● WORK REQUIRED
Repeat the listing word for word. No pictures belong in the copy.

● SOURCE EXCERPT

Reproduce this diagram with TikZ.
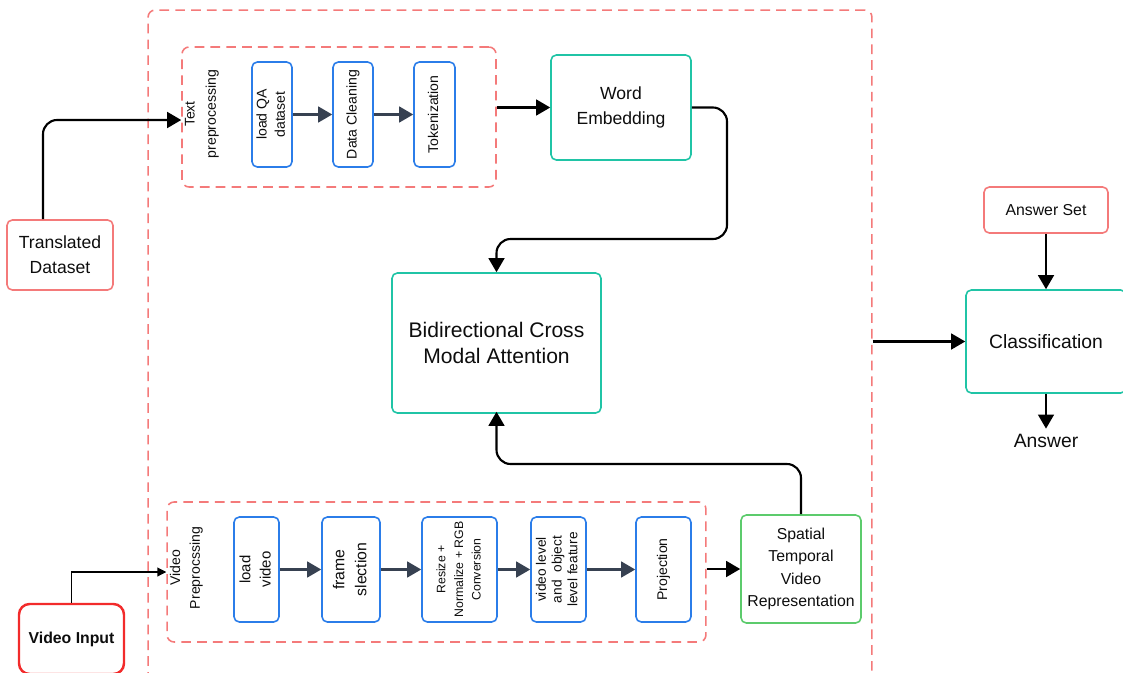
\documentclass[tikz,border=0pt]{standalone}
\usepackage{fontspec}
\setmainfont{Liberation Sans}
\usetikzlibrary{arrows.meta}
\definecolor{dashred}{HTML}{F47A7A}
\definecolor{boxred}{HTML}{F47A7A}
\definecolor{inputred}{HTML}{F22B2B}
\definecolor{stageblue}{HTML}{2B7DE9}
\definecolor{modelteal}{HTML}{20C4A6}
\definecolor{reprgreen}{HTML}{5CCB6C}
\definecolor{arrowgray}{HTML}{374151}
\newcommand{\vlabel}[1]{\rotatebox{90}{\begin{tabular}{@{}c@{}}#1\end{tabular}}}

\begin{document}
\begin{tikzpicture}[x=0.02cm,y=-0.02cm]
\tikzstyle{every node}+=[inner sep=0pt, text=black!95]
\tikzstyle{grp}=[draw=dashred, line width=0.9pt, dash pattern=on 5.5pt off 3.5pt, rounded corners=4pt]
\tikzstyle{stage}=[draw=stageblue, line width=0.9pt, rounded corners=3pt, minimum height=2.1cm, font=\fontsize{8}{10.4}\selectfont]
\tikzstyle{tealbox}=[draw=modelteal, line width=0.9pt, rounded corners=3pt, align=center]
\tikzstyle{redbox}=[draw=boxred, line width=0.9pt, rounded corners=3pt, align=center]
\tikzstyle{greenbox}=[draw=reprgreen, line width=0.9pt, rounded corners=3pt, align=center]
\tikzstyle{vidbox}=[draw=inputred, line width=1.4pt, rounded corners=6pt, align=center]
\tikzstyle{flow}=[line width=1.2pt, rounded corners=8pt, -{Triangle[length=8pt,width=9pt]}]
\tikzstyle{thinflow}=[line width=0.6pt, -{Triangle[length=5pt,width=5pt]}]
\tikzstyle{stagearrow}=[draw=arrowgray, line width=1.2pt, -{Triangle[length=8pt,width=9pt]}]
\clip (0,0) rectangle (1123,673);
% outer frame
\node[grp, minimum width=14.48cm, minimum height=13.8cm] (outer) at (510,355) {};
% text branch
\node[grp, minimum width=6.28cm, minimum height=2.8cm] (textgrp) at (339,117) {};
\node[font=\fontsize{8}{12}\selectfont] (textlbl) at (201,114) {\vlabel{Text\\preprocessing}};
\node[stage, minimum width=0.8cm] (loadqa) at (272,114.5) {\vlabel{load QA\\dataset}};
\node[stage, minimum width=0.8cm] (clean) at (353,114.5) {\vlabel{Data Cleaning}};
\node[stage, minimum width=0.82cm] (token) at (434.5,114.5) {\vlabel{Tokenization}};
\foreach \a/\b in {loadqa/clean, clean/token}
  \draw[stagearrow] (\a) -- (\b);
\node[tealbox, minimum width=2.8cm, minimum height=2.1cm, font=\fontsize{10}{14}\selectfont] (embed) at (621,107.5) {Word\\Embedding};
\draw[flow] (textgrp.east |- embed.west) -- (embed.west);
\node[redbox, minimum width=2.12cm, minimum height=1.4cm, font=\fontsize{10}{14}\selectfont] (transl) at (60,255) {Translated\\Dataset};
\draw[flow] ([xshift=-0.34cm]transl.north) |- ([yshift=-0.06cm]textgrp.west);
% fusion
\node[tealbox, minimum width=4.18cm, minimum height=2.8cm, font=\fontsize{12}{14.7}\selectfont] (bcma) at (496.5,343) {Bidirectional Cross\\Modal Attention};
\coordinate (turn) at (727,239);
\draw[flow] (embed.east) -| (turn) -| (bcma.north);
% video branch
\node[grp, minimum width=10.78cm, minimum height=2.8cm] (vidgrp) at (436.5,572) {};
\node[font=\fontsize{8}{11.3}\selectfont] (vidlbl) at (186,568) {\vlabel{Video\\Preprocssing}};
\node[stage, minimum width=0.9cm, font=\fontsize{8.5}{11.5}\selectfont] (loadvid) at (256.5,569.5) {\vlabel{load\\video}};
\node[stage, minimum width=1.16cm, font=\fontsize{9}{12.5}\selectfont] (frame) at (351,569.5) {\vlabel{frame\\slection}};
\node[stage, minimum width=1.5cm, font=\fontsize{7}{10}\selectfont] (resize) at (459.5,569.5) {\vlabel{Resize +\\Normalize + RGB\\Conversion}};
\node[stage, minimum width=1.1cm, font=\fontsize{7.8}{9}\selectfont] (feat) at (558.5,569.5) {\vlabel{video level\\and\ \ object\\level feature}};
\node[stage, minimum width=1.1cm] (proj) at (663.5,569.5) {\vlabel{Projection}};
\foreach \a/\b in {loadvid/frame, frame/resize, resize/feat, feat/proj}
  \draw[stagearrow] (\a) -- (\b);
\node[greenbox, minimum width=2.4cm, minimum height=2.16cm, font=\fontsize{9}{12.7}\selectfont] (stvr) at (801,569) {Spatial\\Temporal\\Video\\Representation};
\draw[flow] (vidgrp.east |- stvr.west) -- (stvr.west);
\coordinate (mid) at (650,464);
\draw[flow] (stvr.north) |- (mid) -| ([yshift=0.04cm]bcma.south);
\node[vidbox, minimum width=2.1cm, minimum height=1.4cm, font=\bfseries\fontsize{9}{11}\selectfont] (vidin) at (71.5,639) {Video Input};
\draw[thinflow] (vidin.north) |- (vidgrp.west);
% answer side
\node[tealbox, minimum width=3.2cm, minimum height=2.06cm, font=\fontsize{11}{13}\selectfont] (cls) at (1046,341.5) {Classification};
\node[redbox, minimum width=2.48cm, minimum height=0.92cm, font=\fontsize{9}{11}\selectfont] (ansset) at (1046,210) {Answer Set};
\node[inner sep=3pt, font=\fontsize{11}{13}\selectfont] (answer) at (1046,441) {Answer};
\draw[flow] (ansset) -- (cls);
\draw[flow] (cls) -- (answer);
\draw[flow] (outer.east |- cls.west) -- (cls.west);
\end{tikzpicture}
\end{document}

● THE SOLUTION
Reproduce this diagram with TikZ.
\documentclass[tikz,border=0pt]{standalone}
\usepackage{fontspec}
\setmainfont{Liberation Sans}
\usetikzlibrary{arrows.meta}
\definecolor{dashred}{HTML}{F47A7A}
\definecolor{boxred}{HTML}{F47A7A}
\definecolor{inputred}{HTML}{F22B2B}
\definecolor{stageblue}{HTML}{2B7DE9}
\definecolor{modelteal}{HTML}{20C4A6}
\definecolor{reprgreen}{HTML}{5CCB6C}
\definecolor{arrowgray}{HTML}{374151}
\newcommand{\vlabel}[1]{\rotatebox{90}{\begin{tabular}{@{}c@{}}#1\end{tabular}}}

\begin{document}
\begin{tikzpicture}[x=0.02cm,y=-0.02cm]
\tikzstyle{every node}+=[inner sep=0pt, text=black!95]
\tikzstyle{grp}=[draw=dashred, line width=0.9pt, dash pattern=on 5.5pt off 3.5pt, rounded corners=4pt]
\tikzstyle{stage}=[draw=stageblue, line width=0.9pt, rounded corners=3pt, minimum height=2.1cm, font=\fontsize{8}{10.4}\selectfont]
\tikzstyle{tealbox}=[draw=modelteal, line width=0.9pt, rounded corners=3pt, align=center]
\tikzstyle{redbox}=[draw=boxred, line width=0.9pt, rounded corners=3pt, align=center]
\tikzstyle{greenbox}=[draw=reprgreen, line width=0.9pt, rounded corners=3pt, align=center]
\tikzstyle{vidbox}=[draw=inputred, line width=1.4pt, rounded corners=6pt, align=center]
\tikzstyle{flow}=[line width=1.2pt, rounded corners=8pt, -{Triangle[length=8pt,width=9pt]}]
\tikzstyle{thinflow}=[line width=0.6pt, -{Triangle[length=5pt,width=5pt]}]
\tikzstyle{stagearrow}=[draw=arrowgray, line width=1.2pt, -{Triangle[length=8pt,width=9pt]}]
\clip (0,0) rectangle (1123,673);
% outer frame
\node[grp, minimum width=14.48cm, minimum height=13.8cm] (outer) at (510,355) {};
% text branch
\node[grp, minimum width=6.28cm, minimum height=2.8cm] (textgrp) at (339,117) {};
\node[font=\fontsize{8}{12}\selectfont] (textlbl) at (201,114) {\vlabel{Text\\preprocessing}};
\node[stage, minimum width=0.8cm] (loadqa) at (272,114.5) {\vlabel{load QA\\dataset}};
\node[stage, minimum width=0.8cm] (clean) at (353,114.5) {\vlabel{Data Cleaning}};
\node[stage, minimum width=0.82cm] (token) at (434.5,114.5) {\vlabel{Tokenization}};
\foreach \a/\b in {loadqa/clean, clean/token}
  \draw[stagearrow] (\a) -- (\b);
\node[tealbox, minimum width=2.8cm, minimum height=2.1cm, font=\fontsize{10}{14}\selectfont] (embed) at (621,107.5) {Word\\Embedding};
\draw[flow] (textgrp.east |- embed.west) -- (embed.west);
\node[redbox, minimum width=2.12cm, minimum height=1.4cm, font=\fontsize{10}{14}\selectfont] (transl) at (60,255) {Translated\\Dataset};
\draw[flow] ([xshift=-0.34cm]transl.north) |- ([yshift=-0.06cm]textgrp.west);
% fusion
\node[tealbox, minimum width=4.18cm, minimum height=2.8cm, font=\fontsize{12}{14.7}\selectfont] (bcma) at (496.5,343) {Bidirectional Cross\\Modal Attention};
\coordinate (turn) at (727,239);
\draw[flow] (embed.east) -| (turn) -| (bcma.north);
% video branch
\node[grp, minimum width=10.78cm, minimum height=2.8cm] (vidgrp) at (436.5,572) {};
\node[font=\fontsize{8}{11.3}\selectfont] (vidlbl) at (186,568) {\vlabel{Video\\Preprocssing}};
\node[stage, minimum width=0.9cm, font=\fontsize{8.5}{11.5}\selectfont] (loadvid) at (256.5,569.5) {\vlabel{load\\video}};
\node[stage, minimum width=1.16cm, font=\fontsize{9}{12.5}\selectfont] (frame) at (351,569.5) {\vlabel{frame\\slection}};
\node[stage, minimum width=1.5cm, font=\fontsize{7}{10}\selectfont] (resize) at (459.5,569.5) {\vlabel{Resize +\\Normalize + RGB\\Conversion}};
\node[stage, minimum width=1.1cm, font=\fontsize{7.8}{9}\selectfont] (feat) at (558.5,569.5) {\vlabel{video level\\and\ \ object\\level feature}};
\node[stage, minimum width=1.1cm] (proj) at (663.5,569.5) {\vlabel{Projection}};
\foreach \a/\b in {loadvid/frame, frame/resize, resize/feat, feat/proj}
  \draw[stagearrow] (\a) -- (\b);
\node[greenbox, minimum width=2.4cm, minimum height=2.16cm, font=\fontsize{9}{12.7}\selectfont] (stvr) at (801,569) {Spatial\\Temporal\\Video\\Representation};
\draw[flow] (vidgrp.east |- stvr.west) -- (stvr.west);
\coordinate (mid) at (650,464);
\draw[flow] (stvr.north) |- (mid) -| ([yshift=0.04cm]bcma.south);
\node[vidbox, minimum width=2.1cm, minimum height=1.4cm, font=\bfseries\fontsize{9}{11}\selectfont] (vidin) at (71.5,639) {Video Input};
\draw[thinflow] (vidin.north) |- (vidgrp.west);
% answer side
\node[tealbox, minimum width=3.2cm, minimum height=2.06cm, font=\fontsize{11}{13}\selectfont] (cls) at (1046,341.5) {Classification};
\node[redbox, minimum width=2.48cm, minimum height=0.92cm, font=\fontsize{9}{11}\selectfont] (ansset) at (1046,210) {Answer Set};
\node[inner sep=3pt, font=\fontsize{11}{13}\selectfont] (answer) at (1046,441) {Answer};
\draw[flow] (ansset) -- (cls);
\draw[flow] (cls) -- (answer);
\draw[flow] (outer.east |- cls.west) -- (cls.west);
\end{tikzpicture}
\end{document}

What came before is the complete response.